It's time progressives stopped gift-wrapping good news for conservatives.
The reaction to last night's news implicating a Pakistani-American man in the failed Times Square car bombing (together with apparently multiple accomplices in Pakistan) had a predictable whiplash effect throughout the conservative and progressive online communities. Conservatives predictably focused on the suspect's religion, in an attempt to further the "us vs. them" tribalism that has been their hallmark. Many progressives, however, seemed to be hoping a far-right American reactionary would be implicated instead, and are showing concern about possible Islamophobic profiling going forward. A few misguided progressives even attempt to draw some moral equivalence between Islamist car bombings and American predator drone strikes, in an attempt to give the failed attack "context" or "understanding".
Those on the American Left who perpetuate this rote dynamic give the American Right easy victories they don't deserve. The common enemy is fundamentalism of all stripes.
As Markos Moulitsas' upcoming American Taliban argues, there isn't much separation between the fundamentalist extremists on the far right in America, and the fundamentalist extremists in the Islamist movement worldwide. Both want to subjugate women under patriarchal authority, keep gays in the closet, elevate scriptural authority over secular law, and resolve problems foreign and domestic with harsh violence including the torture and killing of civilians. They are peas in a pod.
Fundamentalism of any nature causes extraordinary harm. Fundamentalists believe that the ends justify the means, and that their ideology cannot fail--only people can fail their ideology. Christian and Islamist fundamentalists alike attribute any ills befalling the world as a sign of inadequate obeisance to their God, and do whatever it takes to remake the world more in keeping with their scriptural dogma. Market fundamentalists elevate the "free market" as a divinely infallible authority, attributing even the most obvious market and corporate failures to intrusions of "big government", and offer up only more deregulation, tax cuts and the occasional military coup as a solution. Even Marxist fundamentalists exist, looking at the failures of Stalin, Mao and Pol Pot not as refutations of their dogma, but as inadequate implementations of their ideology.
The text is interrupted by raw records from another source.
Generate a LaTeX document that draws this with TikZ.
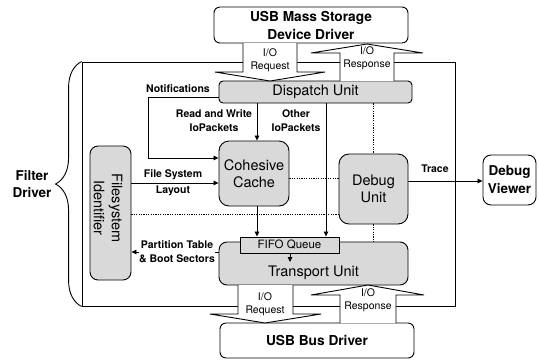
\documentclass[tikz,border=0pt]{standalone}
\usepackage{fontspec}
\setmainfont{TeX Gyre Heros}
\usetikzlibrary{arrows.meta,decorations.pathreplacing}
\definecolor{unitgray}{gray}{0.85}
\begin{document}
\begin{tikzpicture}[x=1pt,y=-1pt,
  box/.style={draw, line width=0.9pt, inner sep=0pt, align=center},
  unit/.style={box, fill=unitgray, font=\fontsize{14.5}{16.5}\selectfont},
  ext/.style={box, fill=white, rounded corners=6pt, font=\fontsize{13.7}{18}\selectfont\bfseries},
  lbl/.style={font=\fontsize{10.5}{14}\selectfont\bfseries, align=center, inner sep=0pt},
  iolbl/.style={font=\fontsize{10.5}{13}\selectfont, align=center, inner sep=0pt},
  conn/.style={line width=0.8pt},
  arr/.style={conn, -{Triangle[length=5pt,width=4.5pt]}},
  dots/.style={line width=0.9pt, dash pattern=on 1.2pt off 1.2pt},
  blockarrow/.style={draw, line width=0.9pt, fill=white, line join=miter}
]
\useasboundingbox (0,0) rectangle (538,360);

% filter driver frame and its brace
\node[draw, line width=0.9pt, minimum width=373pt, minimum height=244pt, inner sep=0pt] (frame) at (268.5,184) {};
\draw[line width=0.9pt, decorate, decoration={brace, amplitude=26pt}] (frame.south west) -- (frame.north west);
\node[font=\fontsize{13.5}{17}\selectfont\bfseries, align=center] (filterlbl) at (32,184) {Filter\\Driver};

% external drivers
\node[ext, minimum width=194pt, minimum height=36pt] (usbms) at (311,25) {USB Mass Storage\\Device Driver};
\node[ext, minimum width=194pt, minimum height=35pt] (bus) at (317,340.5) {USB Bus Driver};
\node[ext, rounded corners=8pt, font=\fontsize{13.5}{18}\selectfont\bfseries, minimum width=53pt, minimum height=50pt] (viewer) at (509.5,180) {Debug\\Viewer};

% units of the filter driver
\node[unit, rounded corners=4pt, minimum width=193pt, minimum height=22pt] (dispatch) at (315.5,92) {Dispatch Unit};
\node[unit, rounded corners=10pt, minimum width=70pt, minimum height=65pt] (cache) at (254,173.5) {Cohesive\\Cache};
\node[unit, rounded corners=8pt, minimum width=41pt, minimum height=134pt] (fsid) at (110.5,213) {};
\node[font=\fontsize{14.5}{18}\selectfont, align=center, rotate=-90, inner sep=0pt] (fsidtext) at (108,208) {Filesystem\\Identifier};
\node[unit, rounded corners=10pt, minimum width=69pt, minimum height=70pt] (debug) at (373.5,189) {Debug\\Unit};
\node[unit, rounded corners=8pt, minimum width=189pt, minimum height=43pt] (transport) at (313.5,263.5) {};
\node[font=\fontsize{14.5}{16.5}\selectfont, inner sep=0pt] (transporttext) at (313.5,273) {Transport Unit};
\node[box, fill=unitgray, font=\fontsize{11.5}{13}\selectfont, minimum width=99pt, minimum height=16pt] (fifo) at (289.5,245) {FIFO Queue};

% helper coordinates for connector positions
\coordinate (nbend) at (148,97);
\coordinate (rwx) at (257,0);
\coordinate (othx) at (326,0);
\coordinate (fifox) at (290,0);
\coordinate (fifoend) at (290,262);
\coordinate (fsly) at (0,183);
\coordinate (pty) at (0,252);
\coordinate (cdy) at (0,178);
\coordinate (fdy) at (0,214);
\coordinate (try) at (0,181);

% connectors
\draw[arr] ([yshift=-5pt]dispatch.west) -- (nbend) |- ([yshift=15.5pt]cache.west);
\draw[arr] (rwx |- dispatch.south) -- (rwx |- cache.north);
\draw[arr] (othx |- dispatch.south) -- (othx |- fifo.north);
\draw[arr] (rwx |- cache.south) -- (rwx |- fifo.north);
\draw[arr] (fifox |- fifo.south) -- (fifoend);
\draw[arr] (fsid.east |- fsly) -- (cache.west |- fsly);
\draw[arr] (transport.west |- pty) -- (fsid.east |- pty);
\draw[arr] (debug.east |- try) -- (viewer.west |- try);

% debug taps
\draw[dots] (dispatch.south -| debug.north) -- (debug.north);
\draw[dots] (debug.south) -- (debug.south |- transport.north);
\draw[dots] (cache.east |- cdy) -- (debug.west |- cdy);
\draw[dots] (fsid.east |- fdy) -- (debug.west |- fdy);

% connector labels
\node[lbl] (notiflbl) at (178,89) {Notifications};
\node[lbl] (rwlbl) at (214,121) {Read and Write\\IoPackets};
\node[lbl] (otherlbl) at (296,121) {Other\\IoPackets};
\node[lbl, font=\fontsize{10.5}{16}\selectfont\bfseries] (fsllbl) at (173,183) {File System\\Layout};
\node[lbl, fill=white] (ptlbl) at (177,252) {Partition Table\\\& Boot Sectors};
\node[lbl] (tracelbl) at (435,169) {Trace};

% I/O block arrows
\draw[blockarrow] (243,43) -- (243,72) -- (215,72) -- (270,81) -- (325,72) -- (297,72) -- (297,43);
\draw[blockarrow] (340,81) -- (340,53) -- (311,53) -- (367,44) -- (423,53) -- (394,53) -- (394,81);
\draw[blockarrow] (238,285) -- (238,314) -- (210,314) -- (265,323) -- (321,314) -- (293,314) -- (293,285);
\draw[blockarrow] (340,323) -- (340,295) -- (311,295) -- (368,285) -- (424,295) -- (396,295) -- (396,323);
\node[iolbl] (topreq) at (270,60.5) {I/O\\Request};
\node[iolbl] (topresp) at (367,58.5) {I/O\\Response};
\node[iolbl] (botreq) at (265,304) {I/O\\Request};
\node[iolbl] (botresp) at (368,300) {I/O\\Response};
\end{tikzpicture}
\end{document}
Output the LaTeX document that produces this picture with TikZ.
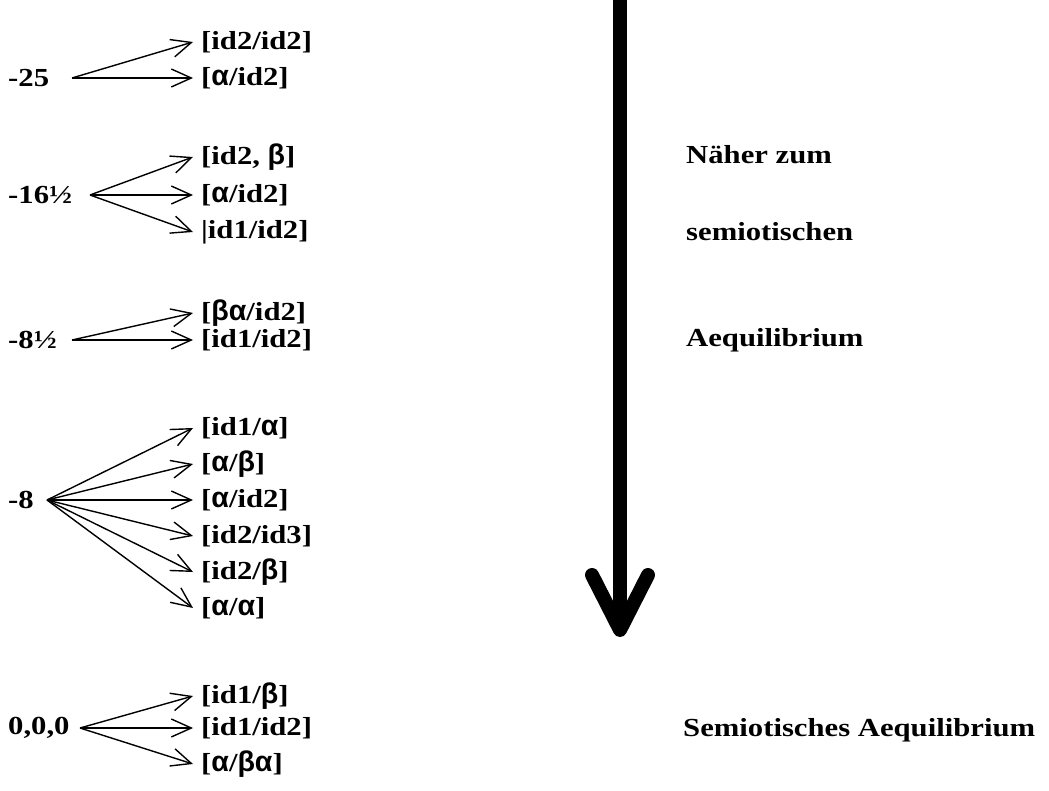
\documentclass[tikz,border=0pt]{standalone}
\usepackage{fontspec}
\setmainfont{Liberation Serif}[FakeStretch=1.18]
\newfontfamily\gr{Liberation Sans}[Scale=1.1]
\usetikzlibrary{arrows.meta}
\newcommand{\al}{{\gr α}}
\newcommand{\be}{{\gr β}}
\begin{document}
\begin{tikzpicture}[x=1pt,y=-1pt,
  every node/.style={font=\fontsize{26}{30}\selectfont\bfseries, inner sep=0pt},
  lbl/.style={anchor=west},
  arr/.style={-{Straight Barb[length=20pt,width=18pt]}, line width=1.4pt},
  big/.style={line width=14pt}]
\useasboundingbox (0,0) rectangle (1049,791);

% group -25
\node[lbl] (s1) at (8,78) {-25};
\coordinate (o1) at (72,78);
\node[lbl] (t11) at (201,42) {[id2/id2]};
\node[lbl] (t12) at (201,78) {[\al/id2]};
\foreach \t in {t11,t12} \draw[arr] (o1) -- ([xshift=-8pt]\t.west);

% group -16 1/2
\node[lbl] (s2) at (8,195) {-16½};
\coordinate (o2) at (90,195);
\node[lbl] (t21) at (201,157) {[id2, \be]};
\node[lbl] (t22) at (201,195) {[\al/id2]};
\node[lbl] (t23) at (201,232) {|id1/id2]};
\foreach \t in {t21,t22,t23} \draw[arr] (o2) -- ([xshift=-8pt]\t.west);

% group -8 1/2
\node[lbl] (s3) at (8,340) {-8½};
\coordinate (o3) at (72,340);
\node[lbl] (t31) at (201,313) {[\be\al/id2]};
\node[lbl] (t32) at (201,340) {[id1/id2]};
\foreach \t in {t31,t32} \draw[arr] (o3) -- ([xshift=-8pt]\t.west);

% group -8
\node[lbl] (s4) at (8,500) {-8};
\coordinate (o4) at (47,500);
\node[lbl] (t41) at (201,428) {[id1/\al]};
\node[lbl] (t42) at (201,464) {[\al/\be]};
\node[lbl] (t43) at (201,500) {[\al/id2]};
\node[lbl] (t44) at (201,536) {[id2/id3]};
\node[lbl] (t45) at (201,572) {[id2/\be]};
\node[lbl] (t46) at (201,608) {[\al/\al]};
\foreach \t in {t41,t42,t43,t44,t45,t46} \draw[arr] (o4) -- ([xshift=-8pt]\t.west);

% group 0,0,0
\node[lbl] (s5) at (8,728) {0,0,0};
\coordinate (o5) at (80,728);
\node[lbl] (t51) at (201,696) {[id1/\be]};
\node[lbl] (t52) at (201,728) {[id1/id2]};
\node[lbl] (t53) at (201,764) {[\al/\be\al]};
\foreach \t in {t51,t52,t53} \draw[arr] (o5) -- ([xshift=-8pt]\t.west);

% right column
\node[lbl] (r1) at (686,155) {Näher zum};
\node[lbl] (r2) at (686,232) {semiotischen};
\node[lbl] (r3) at (686,340) {Aequilibrium};
\node[lbl] (r4) at (683,730) {Semiotisches Aequilibrium};

% heavy downward arrow
\coordinate (top) at (620,0);
\coordinate (tip) at (620,630);
\coordinate (lw) at (592,575);
\coordinate (rw) at (648,575);
\draw[big] (top) -- (tip);
\draw[big, line cap=round, line join=round] (lw) -- (tip) -- (rw);
\end{tikzpicture}
\end{document}
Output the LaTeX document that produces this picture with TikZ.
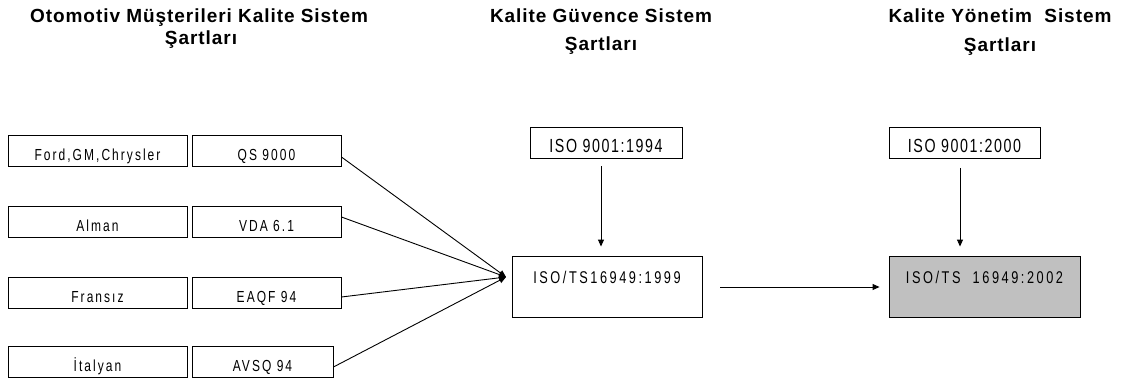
\documentclass[tikz,border=0pt]{standalone}
\usepackage{fontspec}
\usepackage{graphicx}
\setmainfont{Liberation Sans}
\usetikzlibrary{arrows.meta}
\newcommand\nar[1]{\scalebox{0.75}[1]{#1}}
\tikzset{
  box/.style={draw, line width=0.9pt, inner sep=0pt},
  lft/.style={box, minimum height=31pt, text height=18pt, text depth=0pt, font=\fontsize{16}{18}\selectfont\addfontfeature{LetterSpace=17}},
  isobox/.style={box, minimum height=31pt, text height=19pt, text depth=0pt, font=\fontsize{19}{21}\selectfont\addfontfeature{LetterSpace=11}},
  tsbox/.style={box, minimum width=190pt, minimum height=61pt, text height=0pt, text depth=7pt, font=\fontsize{17}{19}\selectfont\addfontfeature{LetterSpace=20}},
  ttl/.style={font=\fontsize{19}{23}\selectfont\bfseries\addfontfeature{LetterSpace=5}, inner sep=0pt, anchor=base},
  arr/.style={line width=0.9pt, -{Triangle[length=7pt,width=6pt]}}
}
\begin{document}
\begin{tikzpicture}[x=1pt,y=-1pt]
\useasboundingbox (0,0) rectangle (1124,380);
% titles
\node[ttl] (t1a) at (199,23) {Otomotiv Müşterileri Kalite Sistem};
\node[ttl] (t1b) at (201,44) {Şartları};
\node[ttl] (t2a) at (601,23) {Kalite Güvence Sistem};
\node[ttl] (t2b) at (601,50) {Şartları};
\node[ttl] (t3a) at (1000,23) {Kalite Yönetim\ \ Sistem};
\node[ttl] (t3b) at (1000,51) {Şartları};
% left column
\node[lft, minimum width=179pt] (a1) at (97.5,151) {\nar{Ford,GM,Chrysler}};
\node[lft, minimum width=149pt] (b1) at (266.5,151) {\nar{QS 9000}};
\node[lft, minimum width=179pt] (a2) at (97.5,222) {\nar{Alman}};
\node[lft, minimum width=149pt] (b2) at (266.5,222) {\nar{VDA 6.1}};
\node[lft, minimum width=179pt] (a3) at (97.5,293) {\nar{Fransız}};
\node[lft, minimum width=149pt] (b3) at (266.5,293) {\nar{EAQF 94}};
\node[lft, minimum width=179pt] (a4) at (97.5,362) {\nar{İtalyan}};
\node[lft, minimum width=141pt] (b4) at (262.5,362) {\nar{AVSQ 94}};
% middle
\node[isobox, minimum width=152pt] (m1) at (606,142.5) {\nar{ISO 9001:1994}};
\node[tsbox] (m2) at (607,286.5) {\nar{ISO/TS16949:1999}};
\coordinate (c) at (506,277);
% right
\node[isobox, minimum width=151pt] (r1) at (964.5,143) {\nar{ISO 9001:2000}};
\node[tsbox, minimum width=191pt, fill={rgb,255:red,192;green,192;blue,192}] (r2) at (984.5,286.5) {\nar{ISO/TS\ \ 16949:2002}};
% connectors
\draw[arr] ([yshift=-6pt]b1.east) -- (c);
\draw[arr] ([yshift=5pt]b2.east) -- (c);
\draw[arr] ([yshift=-4pt]b3.east) -- (c);
\draw[arr] ([yshift=-5pt]b4.east) -- (c);
\draw[arr] ([yshift=-8pt]m1.south -| 601,0) -- ([yshift=9pt]m2.north -| 601,0);
\draw[arr] ([yshift=-9pt]r1.south -| 960,0) -- ([yshift=9pt]r2.north -| 960,0);
\draw[arr] ([xshift=18pt,yshift=-0.5pt]m2.east) -- ([xshift=-9pt,yshift=-0.5pt]r2.west);
\end{tikzpicture}
\end{document}
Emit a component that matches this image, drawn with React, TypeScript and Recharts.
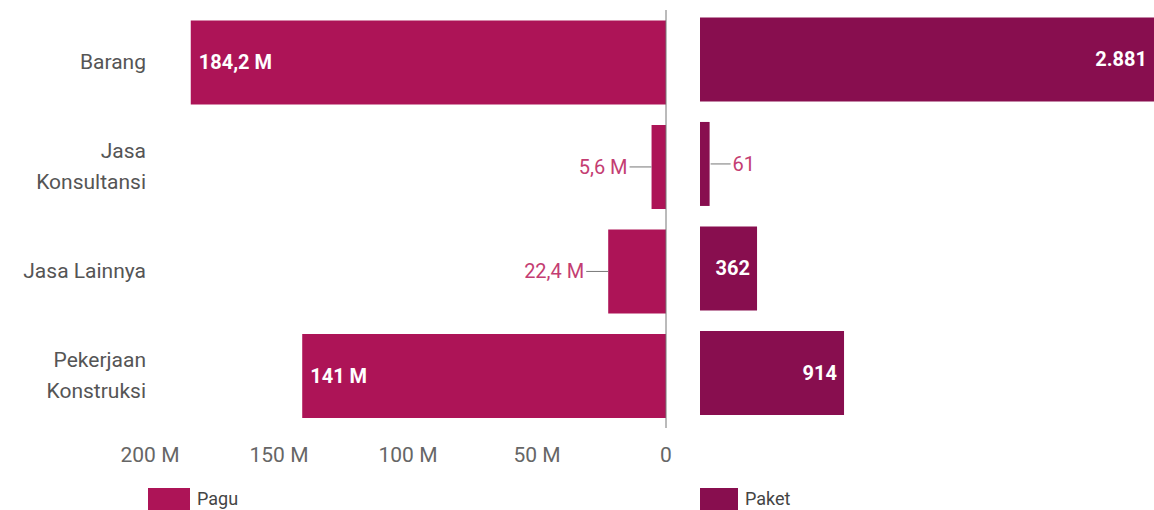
import { BarChart, Bar, XAxis, YAxis, ReferenceLine, LabelList } from 'recharts';

const categories = ['Barang', 'Jasa Konsultansi', 'Jasa Lainnya', 'Pekerjaan Konstruksi'];
const paguValues = [184.2e6, 5.6e6, 22.4e6, 141e6];
const paketValues = [2881, 61, 362, 914];
const paguTicks = [0, 50e6, 100e6, 150e6, 200e6];
const seriesNames = ['Pagu', 'Paket'];

const COLORS = {
  pagu: '#AD1457',
  paket: '#880E4F',
  outsideLabel: '#C43D72',
  leader: '#777',
  category: '#555',
  tick: '#666',
};

const data = categories.map((name, i) => ({
  name,
  pagu: paguValues[i],
  paket: paketValues[i],
}));

// 184.2e6 -> "184,2 M"
const formatPagu = (v: number) => {
  const m = Math.round((v / 1e6) * 10) / 10;
  return `${String(m).replace('.', ',')} M`;
};

// 2881 -> "2.881"
const formatPaket = (v: number) => String(v).replace(/\B(?=(\d{3})+(?!\d))/g, '.');

const CategoryTick = (props: any) => {
  const { x, y, payload } = props;
  const text: string = payload.value;
  const lines = text.length > 13 ? text.split(' ') : [text];
  const lh = 31;
  const startDy = -((lines.length - 1) * lh) / 2;
  return (
    <text x={x + 2} y={y} textAnchor="end" fill={COLORS.category} fontSize={21} dominantBaseline="central">
      {lines.map((l, i) => (
        <tspan key={i} x={x + 2} dy={i === 0 ? startDy : lh}>
          {l}
        </tspan>
      ))}
    </text>
  );
};

const PaguLabel = (props: any) => {
  const { x, y, width, height, value } = props;
  const left = Math.min(x, x + width);
  const cy = y + height / 2;
  if (value > 50e6) {
    return (
      <text x={left + 8} y={cy} fill="#fff" fontSize={20} fontWeight={700} dominantBaseline="central">
        {formatPagu(value)}
      </text>
    );
  }
  return (
    <g>
      <line x1={left - 22} x2={left} y1={cy} y2={cy} stroke={COLORS.leader} />
      <text x={left - 24} y={cy} textAnchor="end" fill={COLORS.outsideLabel} fontSize={20} dominantBaseline="central">
        {formatPagu(value)}
      </text>
    </g>
  );
};

const PaketLabel = (props: any) => {
  const { x, y, width, height, value } = props;
  const right = Math.max(x, x + width);
  const cy = y + height / 2;
  if (value > 200) {
    return (
      <text x={right - 7} y={cy} textAnchor="end" fill="#fff" fontSize={20} fontWeight={700} dominantBaseline="central">
        {formatPaket(value)}
      </text>
    );
  }
  return (
    <g>
      <line x1={right + 1} x2={right + 21} y1={cy} y2={cy} stroke={COLORS.leader} />
      <text x={right + 23} y={cy} fill={COLORS.outsideLabel} fontSize={20} dominantBaseline="central">
        {formatPaket(value)}
      </text>
    </g>
  );
};

const LegendItem = ({ left, swatch, color, label }: { left: number; swatch: number; color: string; label: string }) => (
  <div style={{ position: 'absolute', left, top: 488, display: 'flex', alignItems: 'flex-start' }}>
    <div style={{ width: swatch, height: 22, background: color }} />
    <span style={{ marginLeft: 7, fontSize: 18, color: '#444', lineHeight: '22px' }}>{label}</span>
  </div>
);

export default function App() {
  return (
    <div
      style={{
        position: 'absolute',
        left: 0,
        top: 0,
        width: 1154,
        height: 510,
        overflow: 'hidden',
        background: '#fff',
        fontFamily: 'Roboto, sans-serif',
      }}
    >
      <div style={{ position: 'absolute', left: 0, top: 0 }}>
        <BarChart
          width={680}
          height={510}
          layout="vertical"
          data={data}
          margin={{ top: 10, right: 14, left: 0, bottom: 0 }}
          barCategoryGap="10%"
        >
          <XAxis
            type="number"
            reversed
            domain={[0, 200e6]}
            ticks={paguTicks}
            tickFormatter={(v: number) => (v === 0 ? '0' : `${v / 1e6} M`)}
            axisLine={false}
            tickLine={false}
            tick={{ fill: COLORS.tick, fontSize: 21 }}
            tickMargin={13}
            height={82}
            interval={0}
          />
          <YAxis
            type="category"
            dataKey="name"
            width={150}
            axisLine={false}
            tickLine={false}
            tickMargin={0}
            tick={CategoryTick}
          />
          <Bar dataKey="pagu" name={seriesNames[0]} fill={COLORS.pagu} isAnimationActive={false}>
            <LabelList dataKey="pagu" content={PaguLabel} />
          </Bar>
          <ReferenceLine x={0} stroke="#777" strokeWidth={1} />
        </BarChart>
      </div>

      <div style={{ position: 'absolute', left: 690, top: 0 }}>
        <BarChart
          width={464}
          height={510}
          layout="vertical"
          data={data}
          margin={{ top: 7, right: 0, left: 10, bottom: 85 }}
          barCategoryGap="10%"
        >
          <XAxis type="number" hide domain={[0, 'dataMax']} />
          <YAxis type="category" dataKey="name" hide />
          <Bar dataKey="paket" name={seriesNames[1]} fill={COLORS.paket} isAnimationActive={false}>
            <LabelList dataKey="paket" content={PaketLabel} />
          </Bar>
        </BarChart>
      </div>

      <LegendItem left={148} swatch={42} color={COLORS.pagu} label={seriesNames[0]} />
      <LegendItem left={700} swatch={38} color={COLORS.paket} label={seriesNames[1]} />
    </div>
  );
}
The end result of all of these fundamentalist beliefs is mindless tragedy, violence and death.
The implication of a fundamentalist extremist in an act of violence should never be a cause for cheering by our political opponents. Rather, any such event should be a teaching moment for us to implicate extremists of all kinds, and to reinforce the universality of violence based on religious dogma.
Any attempt to provide context or justification for these acts of terror is also misguided. Certainly, the U.S. and the West in general have a spotty record in the Middle East. Anyone familiar with the names Mohammed Mossadegh or Charlie Wilson would admit to that upfront. But no act of American foreign policy in that region or any other begins to provide even significant context, much less justification, for premeditated acts of violence designed expressly to kill and terrorize a civilian population. As well might we cite Thomas Frank and the slow implosion of the American middle class as context or justification for the terrorist acts of killers like Scott Roeder or Timothy McVeigh. No one should make any excuse for these abominable creatures; similarly, no excuses should be made for the likes of Richard Reid or (allegedly) Faisal Shahzad.
Simply put, there is evil in this world that harbors no excuses for its actions: its name is fundamentalism. It's time for progressives to end the cycle of left-right tribalism over which fundamentalists are more dangerous or need more context. It's time to simply paint them with a single brush, and offer our alternative for a better, safer, more rational, more peaceful and more humane world.